Com a chegada do Dia do Advogado, comemorado em 11 de agosto, profissionais do Direito vivem uma realidade em transformação. A inteligência artificial (IA), antes vista como uma ferramenta distante, já está sendo usada diariamente em escritórios e tribunais — otimizando tarefas, mas também levantando dúvidas sobre os limites éticos e jurídicos do seu uso.
Em entrevista à 98 News, nesta quarta-feira (6/8), a professora Elaine Coimbra, especialista em transformação digital, inteligência artificial e docente da ESPM, explicou como a tecnologia tem modificado a atuação dos advogados, clientes e até do próprio Judiciário.
“Algumas faculdades já começaram a treinar, colocar no currículo da graduação, porque a linguagem jurídica é ambígua e depende de interpretação. E a inteligência artificial simplesmente conecta conteúdos. Ela não tem esse lado humano da gente dar uma interpretação ao texto, o que está nas entrelinhas.”
Como os advogados têm usado a IA?
Segundo Elaine, a principal aplicação no dia a dia é a pesquisa jurídica.
“Os advogados estão usando para várias coisas. Uma extremamente útil é conversar com a IA e pedir para ela trazer legislação, ficando a cargo do advogado a interpretação. Como são muitas leis, ela está ajudando e muito a ganhar tempo para achar os artigos, portarias e normas que interessam ao caso.”
O uso da IA também tem otimizado o atendimento aos clientes. “O advogado que às vezes perde muito tempo explicando pode ter um assistente digital.

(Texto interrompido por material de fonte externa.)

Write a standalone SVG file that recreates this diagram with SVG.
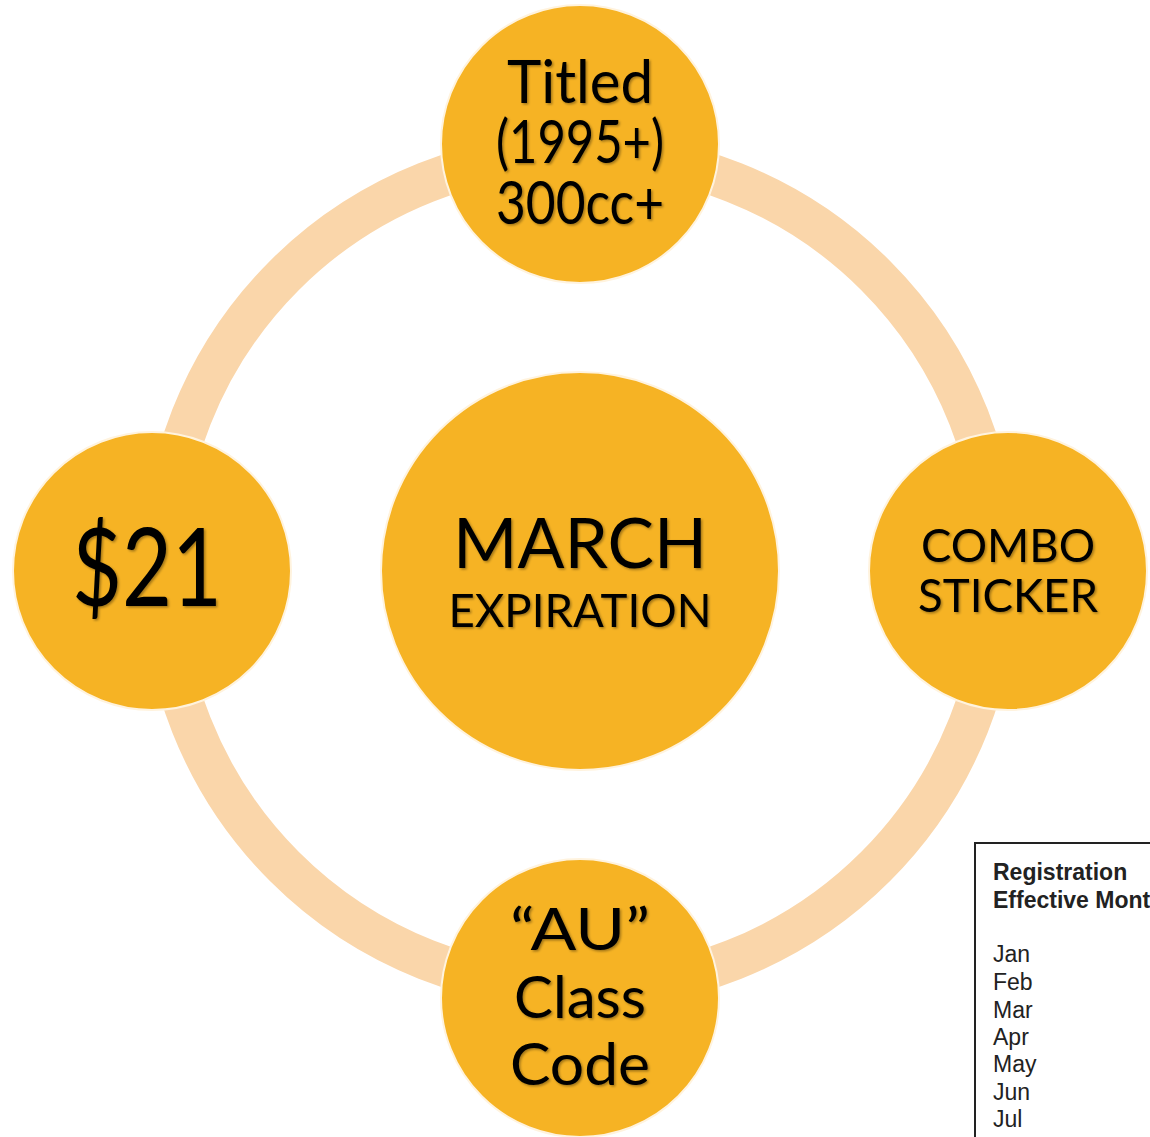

Quando o cliente liga perguntando ‘Como está meu processo?’, ‘Por que está demorando tanto?’, esse assistente já explica, deixando ao advogado tempo para redigir e interpretar a lei”, afirma Elaine. “Quanto tempo demora? Qual o valor das custas que devo recolher? Por que devo recolher essas custas? Essa parte de atendimento ao cliente também pode ser ajudada.”
E no Judiciário?
Segundo a especialista, o uso da IA por juízes, promotores e servidores ainda não é normatizado, mas já existe.
“O juiz e o promotor podem usar a IA para pesquisa: casos semelhantes, acordos, jurisprudência. Mas o que aconteceu no Sul do país foi que uma juíza resolveu usar a IA para pôr em dia os processos e houve muitas críticas. Mas aí vem a interpretação: ela usou a IA, mas ela decidiu ou a IA decidiu? Tem uma grande diferença.”
Para Elaine, a IA pode auxiliar, mas a decisão deve permanecer humana. “Ela pode usar a IA para ajudá-la no trabalho de comparação, de ver outras decisões de outros tribunais, mas a decisão é humana e a argumentação do advogado também é humana. A gente precisa de uma coisa que só os humanos têm: pensamento crítico, argumentação.”
Segundo ela, oficiais de justiça também já usam ferramentas para cruzar informações e localizar documentos com mais rapidez.
Tendência é de avanço, mas com cautela
Elaine acredita que o uso da IA no campo jurídico tende a crescer, especialmente na parte administrativa dos cartórios e nos gabinetes dos juízes.
“O tempo que ele gasta consultando, cruzando dados, validando informações da petição e da documentação do processo pode ser diminuído em muito. Isso vai avançar e em benefício da população.”
E os riscos?
Apesar dos benefícios, o uso da IA traz riscos, principalmente quando mal interpretada.
“Se você está usando a IA como apoio, perigo algum. Entretanto, se você usa para redigir uma petição ou argumentação, temos vários problemas. A IA é uma matemática, trabalha com estatística. Ela não tem noção do que está escrevendo, está apenas concatenando palavras.”
Ela explica que o uso indevido pode levar a vieses e erros técnicos. “Pode escrever com viés, porque foi treinada com dados de outros países. E, ao carregar um processo que está em segredo de justiça, os dados informados podem ser usados para treinamento, caso a ferramenta não tenha o bloqueio ativado. Isso pode gerar insegurança jurídica.”
Outro risco está na desatualização. “As leis mudam muito. Temos portarias, leis municipais, estaduais, federais. Para a IA funcionar com a legislação brasileira, precisa estar integrada a bancos de dados que nem sempre estão disponíveis.”
Para ela, o caminho é o uso consciente e complementar da tecnologia. “A IA é um apoio, não uma muleta. E sempre precisaremos de seres humanos para interpretar, argumentar e decidir.”